Adjust pull policies
Pull policies control how an image is fetched and updated by the runner. By default, the runner and orchestrators have an image pull policy of IfNotPresent
and if-not-present
, respectively, which may cause some undesirable behavior when new versions are released.
- Set
imagePullPolicy
toAlways
for an up-to-date runner. - Set
pull_policy
toalways
for up-to-date orchestrators.
Doing so will force a pull where the runner always looks for and downloads the latest images. Read more about image pull policy and default image pull policy in the Kubernetes documentation.
Set namespace and persistent volumes
Finally, in your dataops-values.yml
adjust the following:
- The
namespace
to set the namespace to run Kubernetes jobs in. - The
[[runners.kubernetes.volumes.pvc]]
to identify the PVC configuration for orchestrators.
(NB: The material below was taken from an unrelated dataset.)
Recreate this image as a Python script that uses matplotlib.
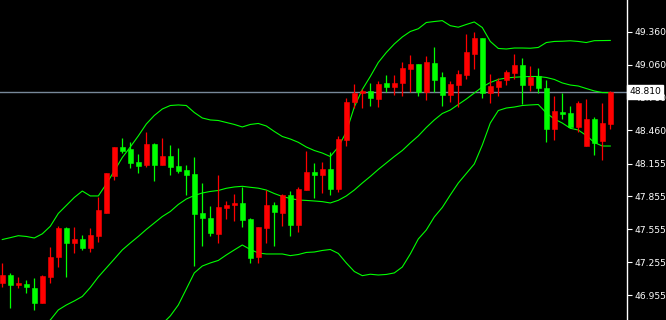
import numpy as np
import matplotlib
matplotlib.use("Agg")
import matplotlib.pyplot as plt

opens = [47.062, 47.138, 47.047, 47.056, 47.017, 46.880, 47.123, 47.300, 47.567, 47.433,
         47.467, 47.388, 47.497, 47.707, 48.042, 48.307, 48.286, 48.170, 48.143, 48.334,
         48.143, 48.225, 48.134, 48.097, 48.061, 47.702, 47.659, 47.513, 47.753, 47.780,
         47.793, 47.647, 47.305, 47.570, 47.775, 47.707, 47.866, 47.595, 47.914, 48.079,
         48.051, 48.106, 47.924, 48.371, 48.721, 48.797, 48.816, 48.745, 48.891, 48.858,
         48.889, 49.019, 49.065, 48.812, 49.071, 48.944, 48.782, 48.873, 48.965, 49.156,
         49.305, 48.797, 48.858, 48.919, 48.986, 49.056, 48.873, 48.956, 48.843, 48.474,
         48.627, 48.615, 48.487, 48.316, 48.560, 48.362, 48.517]
closes = [47.138, 47.047, 47.068, 47.031, 46.880, 47.129, 47.305, 47.565, 47.433, 47.467,
          47.388, 47.503, 47.732, 48.067, 48.310, 48.271, 48.164, 48.136, 48.334, 48.143,
          48.225, 48.127, 48.088, 48.051, 47.695, 47.661, 47.519, 47.756, 47.777, 47.799,
          47.641, 47.296, 47.574, 47.775, 47.716, 47.872, 47.595, 47.921, 48.079, 48.051,
          48.106, 47.924, 48.380, 48.721, 48.803, 48.819, 48.757, 48.882, 48.858, 48.891,
          49.026, 49.065, 48.807, 49.083, 48.919, 48.782, 48.880, 48.974, 49.175, 49.300,
          48.797, 48.864, 48.913, 48.989, 49.056, 48.873, 48.949, 48.849, 48.474, 48.639,
          48.609, 48.487, 48.706, 48.563, 48.341, 48.524, 48.810]
highs = [47.248, 47.154, 47.123, 47.093, 47.108, 47.138, 47.397, 47.586, 47.574, 47.574,
         47.503, 47.570, 47.848, 48.070, 48.310, 48.392, 48.350, 48.243, 48.444, 48.341,
         48.392, 48.325, 48.295, 48.143, 48.219, 47.981, 47.768, 48.051, 47.814, 47.878,
         47.945, 47.656, 47.574, 47.914, 47.805, 47.878, 47.903, 47.939, 48.271, 48.161,
         48.173, 48.264, 48.407, 48.752, 48.882, 48.834, 48.894, 48.913, 48.965, 48.965,
         49.086, 49.147, 49.065, 49.138, 49.217, 48.989, 48.910, 49.010, 49.339, 49.355,
         49.305, 48.974, 48.934, 49.010, 49.156, 49.123, 49.047, 49.026, 48.919, 48.773,
         48.803, 48.681, 48.727, 48.745, 48.584, 48.706, 48.818]
lows = [47.029, 46.834, 47.017, 46.977, 46.819, 46.880, 47.062, 47.214, 47.123, 47.342,
        47.366, 47.351, 47.442, 47.705, 48.006, 48.250, 48.118, 48.072, 48.127, 47.999,
        48.143, 48.051, 48.072, 47.869, 47.220, 47.403, 47.494, 47.428, 47.647, 47.634,
        47.579, 47.245, 47.250, 47.433, 47.406, 47.588, 47.497, 47.534, 47.914, 47.839,
        47.884, 47.869, 47.899, 48.319, 48.660, 48.660, 48.684, 48.675, 48.812, 48.782,
        48.776, 48.812, 48.773, 48.736, 48.807, 48.681, 48.721, 48.670, 48.928, 49.019,
        48.757, 48.712, 48.773, 48.873, 48.925, 48.700, 48.821, 48.803, 48.355, 48.371,
        48.560, 48.478, 48.447, 48.316, 48.234, 48.188, 48.469]

band_upper = [47.462, 47.479, 47.497, 47.490, 47.476, 47.514, 47.583, 47.700, 47.773, 47.846,
              47.905, 47.860, 47.860, 47.969, 48.088, 48.211, 48.307, 48.408, 48.517, 48.595,
              48.654, 48.686, 48.691, 48.686, 48.622, 48.572, 48.554, 48.549, 48.531, 48.513,
              48.490, 48.513, 48.522, 48.499, 48.449, 48.403, 48.380, 48.350, 48.307, 48.275,
              48.252, 48.220, 48.307, 48.444, 48.672, 48.832, 48.951, 49.079, 49.170, 49.248,
              49.312, 49.362, 49.387, 49.444, 49.453, 49.461, 49.415, 49.401, 49.426, 49.449,
              49.398, 49.271, 49.207, 49.202, 49.211, 49.211, 49.209, 49.216, 49.261, 49.271,
              49.273, 49.277, 49.271, 49.261, 49.278, 49.279, 49.280]
band_middle = [46.408, 46.453, 46.508, 46.563, 46.618, 46.672, 46.727, 46.819, 46.864, 46.901,
               46.942, 47.024, 47.120, 47.202, 47.284, 47.367, 47.430, 47.490, 47.554, 47.613,
               47.672, 47.718, 47.782, 47.832, 47.864, 47.887, 47.901, 47.910, 47.930, 47.942,
               47.948, 47.939, 47.931, 47.914, 47.882, 47.855, 47.837, 47.823, 47.819, 47.814,
               47.808, 47.796, 47.820, 47.860, 47.914, 47.978, 48.038, 48.102, 48.161, 48.220,
               48.275, 48.344, 48.408, 48.485, 48.554, 48.613, 48.645, 48.695, 48.745, 48.800,
               48.855, 48.896, 48.924, 48.937, 48.944, 48.948, 48.951, 48.951, 48.942, 48.924,
               48.892, 48.873, 48.864, 48.841, 48.819, 48.804, 48.803]
band_lower = [45.358, 45.431, 45.522, 45.631, 45.759, 45.832, 45.869, 45.942, 45.960, 45.960,
              45.978, 46.189, 46.380, 46.435, 46.481, 46.526, 46.554, 46.572, 46.590, 46.636,
              46.691, 46.764, 46.864, 47.010, 47.157, 47.220, 47.248, 47.271, 47.321, 47.367,
              47.412, 47.371, 47.339, 47.330, 47.330, 47.330, 47.315, 47.325, 47.344, 47.348,
              47.362, 47.371, 47.335, 47.248, 47.170, 47.132, 47.145, 47.138, 47.143, 47.157,
              47.211, 47.330, 47.467, 47.549, 47.668, 47.755, 47.869, 47.978, 48.065, 48.152,
              48.325, 48.526, 48.640, 48.663, 48.672, 48.686, 48.691, 48.695, 48.618, 48.563,
              48.526, 48.478, 48.462, 48.412, 48.348, 48.316, 48.316]

ytick_values = [49.360, 49.060, 48.760, 48.460, 48.155, 47.855, 47.555, 47.255, 46.955]
ytick_labels = ["49.360", "49.060", "48.760", "48.460", "48.155", "47.855", "47.555", "47.255", "46.955"]
current_price = 48.810
current_label = "48.810"

UP = "#ff0000"
DOWN = "#00ff00"
BAND = "#00ff00"
W, H = 666, 320
plot_w = 627

fig = plt.figure(figsize=(W / 100, H / 100), dpi=100, facecolor="black")
ax = fig.add_axes([0, 0, plot_w / W, 1])
ax.set_facecolor("black")

x = np.arange(len(opens))
o = np.array(opens); c = np.array(closes)
h = np.array(highs); l = np.array(lows)
cols = [UP if cc >= oo else DOWN for oo, cc in zip(o, c)]

# Bollinger bands
for band in (band_upper, band_middle, band_lower):
    ax.plot(x, band, color=BAND, lw=0.8, zorder=2)

# current price line
ax.axhline(current_price, color="#778899", lw=1.0, zorder=1)

# wicks
ax.vlines(x, l, h, colors=cols, lw=0.9, zorder=3)
# bodies
bottoms = np.minimum(o, c)
heights = np.maximum(np.abs(c - o), 0.012)
ax.bar(x, heights, bottom=bottoms, width=0.68, color=cols, edgecolor=cols,
       linewidth=0.4, zorder=4)

# axes limits: candle pitch 8 px, first candle centre at 2.3 px
ax.set_xlim(-2.3 / 8, (plot_w - 2.3) / 8)
ax.set_ylim(46.727, 49.6495)

for s in ("top", "bottom", "left"):
    ax.spines[s].set_visible(False)
ax.spines["right"].set_color("white")
ax.spines["right"].set_linewidth(1.0)
ax.set_xticks([])
ax.yaxis.tick_right()
ax.set_yticks(ytick_values)
ax.set_yticklabels(ytick_labels)
ax.tick_params(axis="y", colors="white", length=3.5, width=0.8, pad=2,
               labelsize=6.6, labelcolor="white")

fig.text((plot_w + 2) / W, (current_price - 46.727) / (49.6495 - 46.727), current_label,
         ha="left", va="center", fontsize=6.6, color="black", zorder=10,
         bbox=dict(boxstyle="square,pad=0.25", facecolor="white", edgecolor="white"))

fig.savefig("out.png", dpi=100, facecolor="black")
Note that two PVCs are required, pipeline-cache-dataops-live
and
local-config-dataops-live
. Discover the specific configuration syntax for
specifying your chosen volume storage from the
Kubernetes executor documentation.
Install the Kubernetes runner
Install the runner using your chart values:
helm upgrade --install runner dataops/dataops-runner -f dataops-values.yml
DataOps runner chart installed! 🎉
Checking the runner's health
You can check if your runner is still contacting the data product platform from your group or object CI/CD page. To do this:
-
Navigate to your group or project CI/CD settings and expand the Runners section.
Depending on how you have registered your runner, it will show under one or more of the available runners lists.
-
Find your runner on this page and click the runner ID.
This opens a detailed page where you can see more information about your runner. The Last contact field shows whether your runner is healthy.